The government has committed £1 billion to expand Britain’s compute capacity by 20-fold by 2030. This includes establishing a series of AI "growth zones" designed to expedite planning approvals for new data centres. One such zone will be in Scotland, where Chancellor Rachel Reeves has confirmed £750 million will fund another supercomputer in Edinburgh, with a further one planned for Wales.

Alongside an existing supercomputer in Cambridge, Isambard-AI is projected to process in a single second "what it would take the entire global population 80 years to achieve," according to government statements. Businesses and scientists are expected to leverage these systems to process the vast data required to train and build AI models, facilitating new drug discoveries and breakthroughs in climate change technology. Researchers at the University of Liverpool are already utilising the machine to analyse tens of millions of chemical combinations, aiming to find methods to decarbonise British industry.

These initiatives form part of the new Compute Roadmap, a strategy aimed at reducing reliance on foreign processing power and transforming the UK’s public compute capacity. By 2030, the government anticipates this capacity will reach 420 AI exaFLOP – an equivalent of one billion people spending 13,316 years to achieve what the system can do in one second.

To underpin these plans, a diverse group of researchers, academics, and tech leaders has been convened to develop an AI science strategy, slated for publication in the autumn. This group includes Google DeepMind vice-president Pushmeet Kohli, Royal Society vice-president Alison Noble, and Engineering and Physical Sciences Research Council chairwoman Charlotte Deane.
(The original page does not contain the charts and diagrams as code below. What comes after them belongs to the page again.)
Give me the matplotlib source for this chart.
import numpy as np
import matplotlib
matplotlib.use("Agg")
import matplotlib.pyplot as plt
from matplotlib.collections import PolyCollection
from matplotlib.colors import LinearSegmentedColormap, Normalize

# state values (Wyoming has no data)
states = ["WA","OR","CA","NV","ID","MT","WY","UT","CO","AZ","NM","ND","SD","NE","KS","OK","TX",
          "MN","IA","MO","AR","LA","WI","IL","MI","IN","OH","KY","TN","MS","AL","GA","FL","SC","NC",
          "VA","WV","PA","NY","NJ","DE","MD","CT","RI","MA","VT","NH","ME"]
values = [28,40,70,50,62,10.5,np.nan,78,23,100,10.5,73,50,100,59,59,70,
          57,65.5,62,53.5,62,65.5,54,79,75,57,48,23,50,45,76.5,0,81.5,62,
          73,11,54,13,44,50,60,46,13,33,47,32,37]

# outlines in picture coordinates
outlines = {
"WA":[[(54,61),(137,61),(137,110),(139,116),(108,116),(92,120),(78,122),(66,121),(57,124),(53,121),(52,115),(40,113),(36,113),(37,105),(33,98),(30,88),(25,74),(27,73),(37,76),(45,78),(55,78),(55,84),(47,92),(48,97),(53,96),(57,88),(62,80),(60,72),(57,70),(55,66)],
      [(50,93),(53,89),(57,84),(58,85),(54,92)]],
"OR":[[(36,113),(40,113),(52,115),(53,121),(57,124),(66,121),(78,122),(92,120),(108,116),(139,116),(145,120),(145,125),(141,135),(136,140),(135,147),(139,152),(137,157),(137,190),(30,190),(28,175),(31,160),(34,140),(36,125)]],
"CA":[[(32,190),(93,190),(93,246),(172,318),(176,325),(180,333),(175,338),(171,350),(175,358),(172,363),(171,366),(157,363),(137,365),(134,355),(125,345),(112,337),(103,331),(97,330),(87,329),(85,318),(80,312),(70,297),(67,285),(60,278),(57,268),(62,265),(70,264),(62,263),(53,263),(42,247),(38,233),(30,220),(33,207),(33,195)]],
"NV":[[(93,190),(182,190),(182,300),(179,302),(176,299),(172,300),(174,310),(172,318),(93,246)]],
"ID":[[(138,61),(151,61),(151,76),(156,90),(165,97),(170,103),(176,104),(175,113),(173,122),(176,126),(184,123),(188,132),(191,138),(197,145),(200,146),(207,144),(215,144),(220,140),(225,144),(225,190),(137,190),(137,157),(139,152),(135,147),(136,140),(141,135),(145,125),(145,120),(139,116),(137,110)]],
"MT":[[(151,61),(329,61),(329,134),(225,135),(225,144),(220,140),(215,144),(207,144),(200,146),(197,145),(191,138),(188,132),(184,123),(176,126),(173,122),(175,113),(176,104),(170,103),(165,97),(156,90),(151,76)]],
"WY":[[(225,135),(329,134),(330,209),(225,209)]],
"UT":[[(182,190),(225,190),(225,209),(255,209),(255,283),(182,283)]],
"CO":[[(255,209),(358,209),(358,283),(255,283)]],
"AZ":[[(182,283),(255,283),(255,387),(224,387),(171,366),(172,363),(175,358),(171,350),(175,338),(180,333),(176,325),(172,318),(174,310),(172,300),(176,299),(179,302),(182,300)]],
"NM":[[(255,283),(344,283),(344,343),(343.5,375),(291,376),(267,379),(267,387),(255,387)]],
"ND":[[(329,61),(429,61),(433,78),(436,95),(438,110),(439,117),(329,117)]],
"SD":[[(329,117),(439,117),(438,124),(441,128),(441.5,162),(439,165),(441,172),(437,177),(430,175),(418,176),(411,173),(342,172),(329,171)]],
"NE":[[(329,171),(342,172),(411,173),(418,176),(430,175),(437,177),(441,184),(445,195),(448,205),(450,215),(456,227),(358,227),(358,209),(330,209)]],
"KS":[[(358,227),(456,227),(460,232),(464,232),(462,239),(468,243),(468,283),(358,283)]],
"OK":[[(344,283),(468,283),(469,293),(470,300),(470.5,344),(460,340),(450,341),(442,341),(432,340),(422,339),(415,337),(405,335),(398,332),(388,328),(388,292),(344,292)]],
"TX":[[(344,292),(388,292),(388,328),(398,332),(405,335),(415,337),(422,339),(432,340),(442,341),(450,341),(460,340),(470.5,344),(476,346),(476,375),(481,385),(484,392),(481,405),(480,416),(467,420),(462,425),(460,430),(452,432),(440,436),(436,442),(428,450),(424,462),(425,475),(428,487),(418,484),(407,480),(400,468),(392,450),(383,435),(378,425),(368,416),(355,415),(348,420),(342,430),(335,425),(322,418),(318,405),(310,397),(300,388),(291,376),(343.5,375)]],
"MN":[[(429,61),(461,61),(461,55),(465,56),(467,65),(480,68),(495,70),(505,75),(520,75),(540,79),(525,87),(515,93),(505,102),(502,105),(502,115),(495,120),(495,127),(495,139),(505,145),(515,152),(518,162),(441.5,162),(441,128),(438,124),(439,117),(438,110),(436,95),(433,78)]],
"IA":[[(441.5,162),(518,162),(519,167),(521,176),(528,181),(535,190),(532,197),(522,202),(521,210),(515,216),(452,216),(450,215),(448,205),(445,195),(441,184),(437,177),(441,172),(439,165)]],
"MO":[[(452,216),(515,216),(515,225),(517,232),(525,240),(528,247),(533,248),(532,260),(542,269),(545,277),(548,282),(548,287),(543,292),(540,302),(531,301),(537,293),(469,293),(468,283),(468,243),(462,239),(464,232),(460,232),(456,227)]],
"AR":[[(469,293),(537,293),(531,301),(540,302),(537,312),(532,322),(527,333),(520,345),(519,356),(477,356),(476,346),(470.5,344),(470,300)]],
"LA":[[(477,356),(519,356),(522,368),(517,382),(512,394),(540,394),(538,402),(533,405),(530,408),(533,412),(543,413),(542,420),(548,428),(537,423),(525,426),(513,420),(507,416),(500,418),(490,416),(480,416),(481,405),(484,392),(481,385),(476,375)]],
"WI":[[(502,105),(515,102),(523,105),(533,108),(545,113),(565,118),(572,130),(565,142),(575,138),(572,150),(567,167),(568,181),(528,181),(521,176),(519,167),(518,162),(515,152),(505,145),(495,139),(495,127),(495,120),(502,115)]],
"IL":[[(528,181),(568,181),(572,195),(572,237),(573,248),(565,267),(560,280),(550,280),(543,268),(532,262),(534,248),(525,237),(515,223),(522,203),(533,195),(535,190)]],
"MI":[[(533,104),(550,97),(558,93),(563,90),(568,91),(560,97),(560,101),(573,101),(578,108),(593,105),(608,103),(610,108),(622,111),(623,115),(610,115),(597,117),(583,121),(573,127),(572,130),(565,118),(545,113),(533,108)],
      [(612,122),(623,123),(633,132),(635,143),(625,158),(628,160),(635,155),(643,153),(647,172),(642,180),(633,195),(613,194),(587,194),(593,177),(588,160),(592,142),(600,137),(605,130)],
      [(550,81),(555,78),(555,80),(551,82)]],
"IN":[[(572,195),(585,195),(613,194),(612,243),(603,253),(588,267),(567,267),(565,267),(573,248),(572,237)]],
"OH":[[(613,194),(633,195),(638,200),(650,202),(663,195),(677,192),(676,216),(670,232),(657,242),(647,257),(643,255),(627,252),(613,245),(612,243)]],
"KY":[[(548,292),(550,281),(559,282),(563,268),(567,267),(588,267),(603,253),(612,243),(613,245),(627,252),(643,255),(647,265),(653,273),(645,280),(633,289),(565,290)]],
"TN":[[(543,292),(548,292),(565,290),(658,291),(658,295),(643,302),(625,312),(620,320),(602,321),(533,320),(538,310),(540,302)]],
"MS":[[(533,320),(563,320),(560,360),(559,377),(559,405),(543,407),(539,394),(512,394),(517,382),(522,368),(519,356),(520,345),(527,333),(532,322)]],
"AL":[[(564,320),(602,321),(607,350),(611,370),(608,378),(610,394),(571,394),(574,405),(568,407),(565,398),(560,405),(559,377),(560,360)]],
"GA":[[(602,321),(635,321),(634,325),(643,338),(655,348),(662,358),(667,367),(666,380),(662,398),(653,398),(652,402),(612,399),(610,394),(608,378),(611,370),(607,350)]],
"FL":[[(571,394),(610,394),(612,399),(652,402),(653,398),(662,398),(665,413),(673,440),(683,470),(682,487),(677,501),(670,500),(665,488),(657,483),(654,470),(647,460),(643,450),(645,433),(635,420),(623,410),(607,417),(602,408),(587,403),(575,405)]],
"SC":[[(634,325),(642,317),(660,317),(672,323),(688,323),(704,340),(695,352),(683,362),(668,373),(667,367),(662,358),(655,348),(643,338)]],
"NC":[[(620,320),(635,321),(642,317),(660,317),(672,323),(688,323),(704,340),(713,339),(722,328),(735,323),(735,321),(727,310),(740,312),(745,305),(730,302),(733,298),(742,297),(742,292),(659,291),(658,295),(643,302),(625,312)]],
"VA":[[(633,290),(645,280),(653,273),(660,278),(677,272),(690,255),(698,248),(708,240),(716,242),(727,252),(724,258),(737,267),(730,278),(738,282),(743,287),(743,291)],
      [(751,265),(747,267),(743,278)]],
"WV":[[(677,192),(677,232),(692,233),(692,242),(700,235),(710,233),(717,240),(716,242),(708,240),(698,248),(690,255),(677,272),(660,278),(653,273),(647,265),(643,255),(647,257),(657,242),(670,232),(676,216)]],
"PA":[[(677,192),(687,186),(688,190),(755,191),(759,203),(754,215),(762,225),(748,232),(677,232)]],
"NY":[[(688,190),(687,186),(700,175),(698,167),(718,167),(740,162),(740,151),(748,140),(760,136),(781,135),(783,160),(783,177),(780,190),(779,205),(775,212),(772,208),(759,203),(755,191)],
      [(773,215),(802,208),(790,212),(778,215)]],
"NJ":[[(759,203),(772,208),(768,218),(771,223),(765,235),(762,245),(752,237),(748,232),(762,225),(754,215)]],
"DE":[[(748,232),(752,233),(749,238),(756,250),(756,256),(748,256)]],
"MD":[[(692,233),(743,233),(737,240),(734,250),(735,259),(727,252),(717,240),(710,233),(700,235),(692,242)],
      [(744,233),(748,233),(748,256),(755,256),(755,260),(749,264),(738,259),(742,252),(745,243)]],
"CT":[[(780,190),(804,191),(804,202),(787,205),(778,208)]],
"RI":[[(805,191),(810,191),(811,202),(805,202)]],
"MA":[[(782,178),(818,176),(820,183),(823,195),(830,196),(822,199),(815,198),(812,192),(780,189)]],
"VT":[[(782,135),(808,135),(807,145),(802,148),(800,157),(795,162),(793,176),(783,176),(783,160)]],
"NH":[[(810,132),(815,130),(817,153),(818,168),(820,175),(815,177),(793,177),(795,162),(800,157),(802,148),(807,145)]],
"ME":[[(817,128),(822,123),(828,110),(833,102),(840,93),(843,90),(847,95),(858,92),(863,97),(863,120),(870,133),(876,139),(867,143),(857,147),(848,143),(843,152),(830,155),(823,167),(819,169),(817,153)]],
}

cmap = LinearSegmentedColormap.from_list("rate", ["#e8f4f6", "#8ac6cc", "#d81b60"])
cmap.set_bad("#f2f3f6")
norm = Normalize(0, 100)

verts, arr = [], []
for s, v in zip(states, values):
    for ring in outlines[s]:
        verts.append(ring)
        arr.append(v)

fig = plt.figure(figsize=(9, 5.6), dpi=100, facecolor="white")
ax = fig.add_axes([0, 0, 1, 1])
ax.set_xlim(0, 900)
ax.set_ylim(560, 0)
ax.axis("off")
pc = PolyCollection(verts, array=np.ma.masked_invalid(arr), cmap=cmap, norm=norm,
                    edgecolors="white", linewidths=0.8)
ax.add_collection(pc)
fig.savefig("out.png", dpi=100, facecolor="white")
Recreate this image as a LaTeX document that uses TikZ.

Chancellor Rachel Reeves has confirmed £750 million will fund another supercomputer in Edinburgh (Oli Scarff/PA) (PA Wire)

Ms Reeves stated the plans would "transform our public services, drive innovation and fuel economic growth that puts money in people’s pockets." Mr Kyle added that they would "put a rocket under our brilliant researchers, scientists and engineers – giving them the tools they need to make Britain the best place to do their work."